Please, without the pictures, retype exactly the lines from the start of the material through the line that holds "const edfHigh = [0.977, 1.007, 1.014, 0.968, 0.923];".

* [RECORDED INFORMATION]:
-- START --

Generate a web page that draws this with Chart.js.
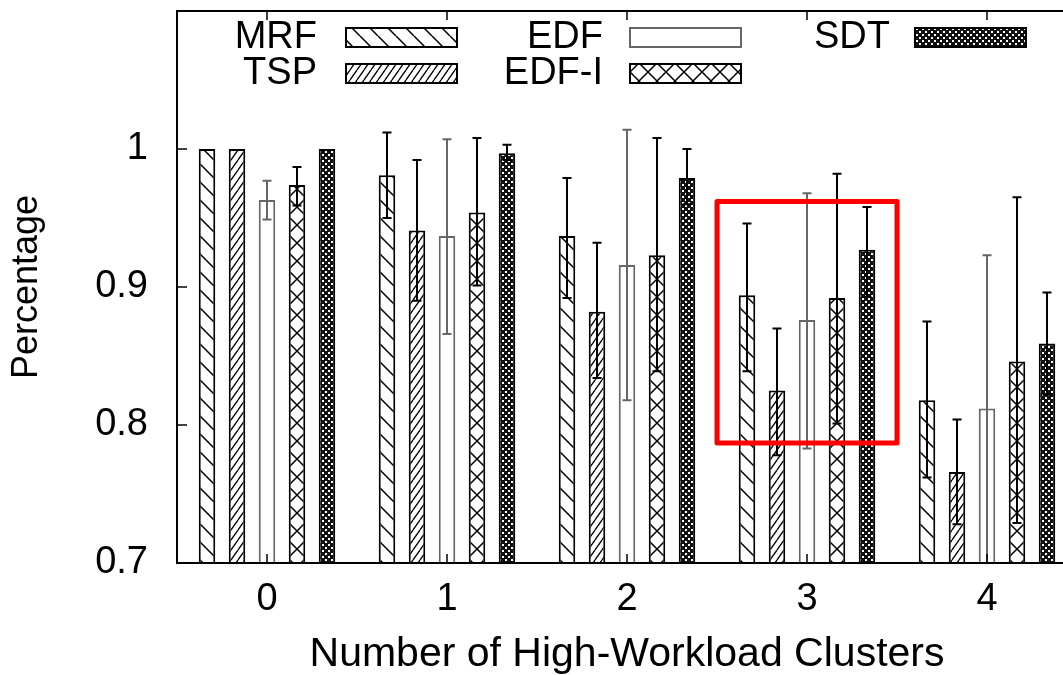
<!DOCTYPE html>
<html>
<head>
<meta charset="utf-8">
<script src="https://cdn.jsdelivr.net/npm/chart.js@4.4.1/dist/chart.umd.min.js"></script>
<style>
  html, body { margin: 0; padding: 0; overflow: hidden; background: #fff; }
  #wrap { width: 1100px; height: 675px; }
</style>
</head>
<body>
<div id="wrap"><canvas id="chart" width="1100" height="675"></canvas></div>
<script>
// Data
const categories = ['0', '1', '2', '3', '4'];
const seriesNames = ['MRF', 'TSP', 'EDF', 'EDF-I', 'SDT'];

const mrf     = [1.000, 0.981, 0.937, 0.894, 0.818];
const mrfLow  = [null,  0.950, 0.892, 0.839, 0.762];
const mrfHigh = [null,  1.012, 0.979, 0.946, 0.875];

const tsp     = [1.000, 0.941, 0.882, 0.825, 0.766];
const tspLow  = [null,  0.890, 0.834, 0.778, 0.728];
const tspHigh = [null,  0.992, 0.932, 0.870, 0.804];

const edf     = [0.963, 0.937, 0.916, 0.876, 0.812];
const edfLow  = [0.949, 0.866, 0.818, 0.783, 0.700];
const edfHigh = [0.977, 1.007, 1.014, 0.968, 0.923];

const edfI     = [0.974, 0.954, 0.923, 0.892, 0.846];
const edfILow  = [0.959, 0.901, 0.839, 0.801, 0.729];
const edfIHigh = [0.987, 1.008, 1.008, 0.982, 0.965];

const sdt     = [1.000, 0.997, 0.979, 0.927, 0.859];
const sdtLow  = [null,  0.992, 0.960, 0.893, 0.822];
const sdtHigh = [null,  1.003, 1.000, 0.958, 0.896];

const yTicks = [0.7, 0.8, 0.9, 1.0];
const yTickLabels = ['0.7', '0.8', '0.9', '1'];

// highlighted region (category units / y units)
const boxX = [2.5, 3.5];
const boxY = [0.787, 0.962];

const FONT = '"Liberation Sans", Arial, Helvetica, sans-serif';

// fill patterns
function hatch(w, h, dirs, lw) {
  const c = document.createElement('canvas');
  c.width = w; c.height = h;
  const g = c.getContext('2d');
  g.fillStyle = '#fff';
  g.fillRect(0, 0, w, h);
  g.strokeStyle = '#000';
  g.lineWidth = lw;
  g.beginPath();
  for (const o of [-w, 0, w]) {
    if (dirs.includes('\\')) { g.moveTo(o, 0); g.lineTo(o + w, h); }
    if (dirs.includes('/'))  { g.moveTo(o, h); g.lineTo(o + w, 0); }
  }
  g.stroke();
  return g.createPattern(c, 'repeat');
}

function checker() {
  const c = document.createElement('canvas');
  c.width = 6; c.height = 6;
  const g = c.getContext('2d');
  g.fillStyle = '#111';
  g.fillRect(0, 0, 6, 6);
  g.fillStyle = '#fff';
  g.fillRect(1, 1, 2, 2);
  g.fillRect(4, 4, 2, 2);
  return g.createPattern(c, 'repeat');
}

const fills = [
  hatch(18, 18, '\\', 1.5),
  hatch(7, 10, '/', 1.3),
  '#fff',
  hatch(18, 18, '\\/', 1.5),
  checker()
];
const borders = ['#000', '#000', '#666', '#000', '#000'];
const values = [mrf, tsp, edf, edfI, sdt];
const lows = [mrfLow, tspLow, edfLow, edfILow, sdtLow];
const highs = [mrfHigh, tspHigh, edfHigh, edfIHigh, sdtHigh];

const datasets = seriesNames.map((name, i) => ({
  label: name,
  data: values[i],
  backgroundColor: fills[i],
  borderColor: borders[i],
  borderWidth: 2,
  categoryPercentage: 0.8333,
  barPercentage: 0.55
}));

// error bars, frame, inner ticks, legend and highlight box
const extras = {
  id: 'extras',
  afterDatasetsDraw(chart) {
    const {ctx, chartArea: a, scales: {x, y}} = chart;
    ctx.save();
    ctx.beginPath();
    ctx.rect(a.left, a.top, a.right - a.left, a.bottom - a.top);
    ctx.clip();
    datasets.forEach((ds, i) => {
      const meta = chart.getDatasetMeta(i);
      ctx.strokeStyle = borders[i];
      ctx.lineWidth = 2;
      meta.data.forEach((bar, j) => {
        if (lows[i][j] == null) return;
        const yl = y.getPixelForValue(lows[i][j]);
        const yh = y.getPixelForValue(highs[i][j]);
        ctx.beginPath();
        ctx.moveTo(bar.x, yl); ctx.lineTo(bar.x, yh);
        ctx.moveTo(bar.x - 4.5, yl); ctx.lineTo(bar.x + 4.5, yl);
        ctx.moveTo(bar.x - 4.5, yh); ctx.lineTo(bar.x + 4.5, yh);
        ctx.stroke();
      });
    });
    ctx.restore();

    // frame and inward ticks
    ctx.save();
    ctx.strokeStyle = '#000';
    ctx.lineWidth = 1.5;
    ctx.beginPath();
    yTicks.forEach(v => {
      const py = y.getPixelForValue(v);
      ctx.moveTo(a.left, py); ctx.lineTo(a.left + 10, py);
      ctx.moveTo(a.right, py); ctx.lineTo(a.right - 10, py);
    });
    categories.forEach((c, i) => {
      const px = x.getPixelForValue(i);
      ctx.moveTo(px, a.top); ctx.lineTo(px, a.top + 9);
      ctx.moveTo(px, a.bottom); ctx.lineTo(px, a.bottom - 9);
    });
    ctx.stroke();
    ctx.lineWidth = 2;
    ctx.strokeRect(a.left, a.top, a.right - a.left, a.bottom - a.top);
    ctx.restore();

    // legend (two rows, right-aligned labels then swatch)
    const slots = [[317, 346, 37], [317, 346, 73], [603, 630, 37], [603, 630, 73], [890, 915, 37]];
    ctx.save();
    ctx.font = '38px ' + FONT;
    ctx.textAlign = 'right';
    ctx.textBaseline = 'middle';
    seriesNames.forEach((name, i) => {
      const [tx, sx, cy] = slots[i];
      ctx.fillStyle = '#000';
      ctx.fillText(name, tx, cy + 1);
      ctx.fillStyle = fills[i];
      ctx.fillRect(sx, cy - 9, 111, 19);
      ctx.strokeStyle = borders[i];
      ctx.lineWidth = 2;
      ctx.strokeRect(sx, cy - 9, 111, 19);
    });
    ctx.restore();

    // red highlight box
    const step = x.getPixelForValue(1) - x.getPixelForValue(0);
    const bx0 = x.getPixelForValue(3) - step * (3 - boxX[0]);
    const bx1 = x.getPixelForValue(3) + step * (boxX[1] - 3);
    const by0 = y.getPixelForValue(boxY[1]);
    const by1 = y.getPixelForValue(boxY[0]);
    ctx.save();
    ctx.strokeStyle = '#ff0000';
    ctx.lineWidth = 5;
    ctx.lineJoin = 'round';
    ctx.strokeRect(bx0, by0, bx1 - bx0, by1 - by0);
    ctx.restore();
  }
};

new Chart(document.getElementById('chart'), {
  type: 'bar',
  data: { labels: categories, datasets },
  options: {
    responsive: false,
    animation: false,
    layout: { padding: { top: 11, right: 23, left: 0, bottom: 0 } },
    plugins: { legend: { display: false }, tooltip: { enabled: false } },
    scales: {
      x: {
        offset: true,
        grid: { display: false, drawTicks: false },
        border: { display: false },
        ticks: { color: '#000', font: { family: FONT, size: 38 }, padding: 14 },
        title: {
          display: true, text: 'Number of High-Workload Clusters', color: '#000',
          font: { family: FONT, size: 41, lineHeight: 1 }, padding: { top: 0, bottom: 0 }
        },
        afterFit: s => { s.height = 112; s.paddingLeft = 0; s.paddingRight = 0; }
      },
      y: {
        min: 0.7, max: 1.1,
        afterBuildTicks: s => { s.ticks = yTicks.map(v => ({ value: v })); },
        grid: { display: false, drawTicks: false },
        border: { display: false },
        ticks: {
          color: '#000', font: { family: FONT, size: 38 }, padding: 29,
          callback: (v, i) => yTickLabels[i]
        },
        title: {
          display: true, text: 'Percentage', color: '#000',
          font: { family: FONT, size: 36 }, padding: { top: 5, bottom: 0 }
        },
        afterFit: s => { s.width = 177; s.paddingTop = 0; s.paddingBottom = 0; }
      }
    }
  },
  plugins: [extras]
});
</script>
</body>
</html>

-- END --

* [SOLUTION]:
Generate a web page that draws this with Chart.js.
<!DOCTYPE html>
<html>
<head>
<meta charset="utf-8">
<script src="https://cdn.jsdelivr.net/npm/chart.js@4.4.1/dist/chart.umd.min.js"></script>
<style>
  html, body { margin: 0; padding: 0; overflow: hidden; background: #fff; }
  #wrap { width: 1100px; height: 675px; }
</style>
</head>
<body>
<div id="wrap"><canvas id="chart" width="1100" height="675"></canvas></div>
<script>
// Data
const categories = ['0', '1', '2', '3', '4'];
const seriesNames = ['MRF', 'TSP', 'EDF', 'EDF-I', 'SDT'];

const mrf     = [1.000, 0.981, 0.937, 0.894, 0.818];
const mrfLow  = [null,  0.950, 0.892, 0.839, 0.762];
const mrfHigh = [null,  1.012, 0.979, 0.946, 0.875];

const tsp     = [1.000, 0.941, 0.882, 0.825, 0.766];
const tspLow  = [null,  0.890, 0.834, 0.778, 0.728];
const tspHigh = [null,  0.992, 0.932, 0.870, 0.804];

const edf     = [0.963, 0.937, 0.916, 0.876, 0.812];
const edfLow  = [0.949, 0.866, 0.818, 0.783, 0.700];
const edfHigh = [0.977, 1.007, 1.014, 0.968, 0.923];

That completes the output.